The intense debate over the Platform split the Russian and Ukrainian anarchist movements in exile, notably in France, where the Group of Russian Anarchists Abroad (GRAZ) fractured in 1927 into platformist and synthesist tendencies, and in North America, where the Russian/Ukrainian diaspora likewise split into burevestnikist (organisationist) and svobodnikist (anti-organisationist) groupings. That year, the platformist tendency in France founded a short-lived International Anarchist Communist Federation (IACF), with sections in France and Italy and delegates from China, Poland, and Spain. The IACF can be considered the ideological descendant of Bakunin’s IB and, to a lesser extent, of the organisational Amsterdam Anarchist International, but it never made much headway. In Bulgaria, the platformist tendency proved strongest within the Federation of Anarchist Communists of Bulgaria (FAKB), which adopted the

document as its constitution. This may account, in part, for the diversity and resilience of the Bulgarian anarchist movement, which organised workers, peasants, students, professionals, and intellectuals, and not only survived, under arms, the 1923 and 1934 fascist putsches, but also the Second World War, only to be crushed by Marxist-fascist-agrarian reaction in 1948.74 It was unfortunate that the Platform was not translated into Spanish early enough to influence the Iberian Anarchist Federation (FAI). The FAI, founded in 1927, was envisaged as an Iberian Peninsular organisation embracing Spanish and Portuguese anarchist groups, although the suppression of the anarchists in Portugal under Salazar made this difficult. It initially rescued the CNT from reformism, but its lack of internal ideological coherence allowed it to be hijacked in 1934 by technocrats who took it into the Catalan regional then Spanish national governments during the Revolution and were on the verge of transforming it into a conventional political party when the Revolution was defeated. It has several active descendants today, all claiming the FAI moniker; they reject reformism, but remain synthesist.

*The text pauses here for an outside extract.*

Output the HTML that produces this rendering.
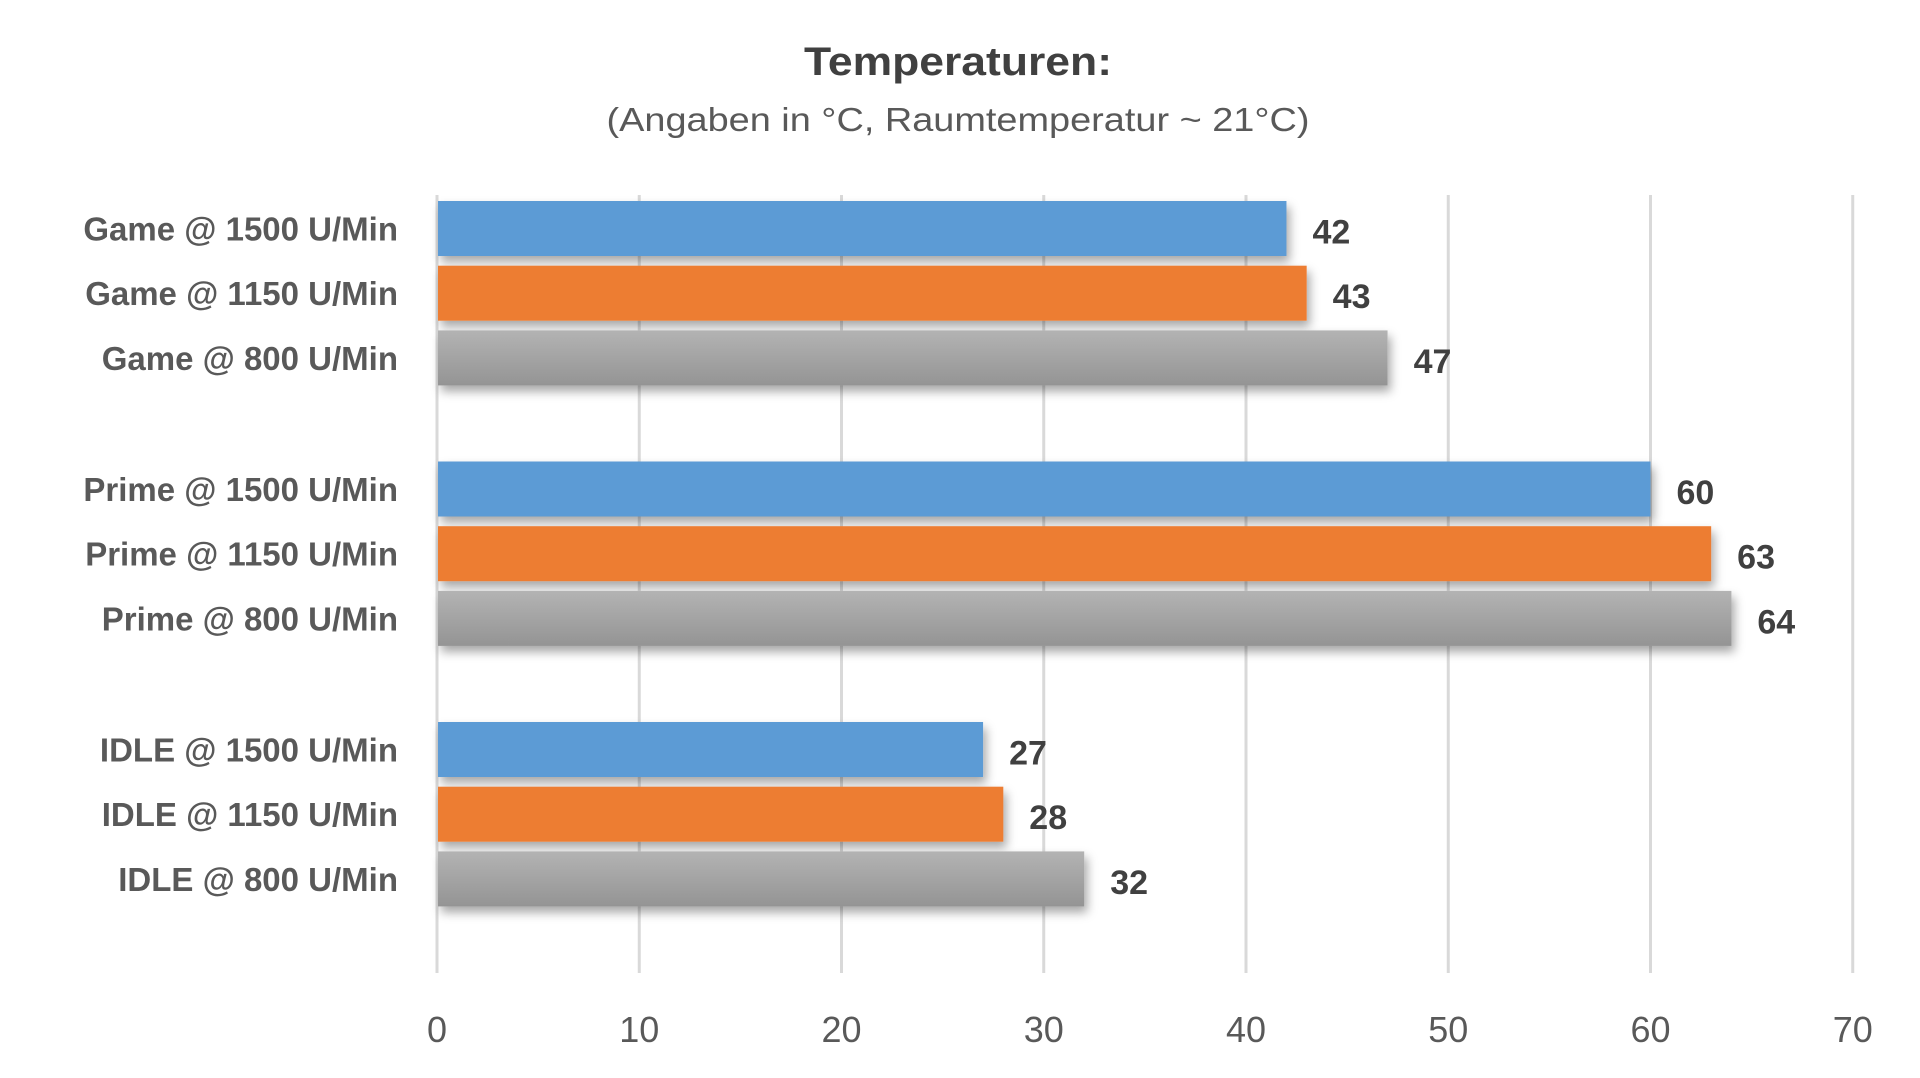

The debate also influenced those anarchists remaining in Russia itself, including former militants of the Nabat who had either been driven underground or jailed. According to a Nabat veteran (unnamed for security reasons), then in exile in Siberia, who wrote in Dielo Truda in 1928, the Nabat itself, initially a de facto “synthesist” organisation, had been refining its organisational structure, in the “whirlwind of revolution,” in what approximated a “platformist” direction. The Nabat veteran wrote that the organisation was, in a sense, a “party,” in that it was not a loose, affinity-based organisation, as claimed by Voline. Rather, they wrote, the organisation was a federation of groups that rallied “the most determined, the most dynamic militants with an eye to launching a healthy, well-structured movement with the prospect of a standardised programme.” Nabat members submitted to majority decisions reached at its congresses, which transcended its different tendencies to promote a unitary “policy line”—“a single, coherent platform… In short, it was a well-structured, well-disciplined movement with a leading echelon appointed and monitored by the rank and file. And let there be no illusions as to the role of that echelon [later referred to as the ‘Secretariat’, echoing the Platform’s ‘executive committee’]: it was not merely technically executive, as it is commonly regarded. It was also the movement’s ideological pilot core, looking after publishing operations, and propaganda activity, utilising the central funds and above all controlling and deploying the movement’s resources and militants.”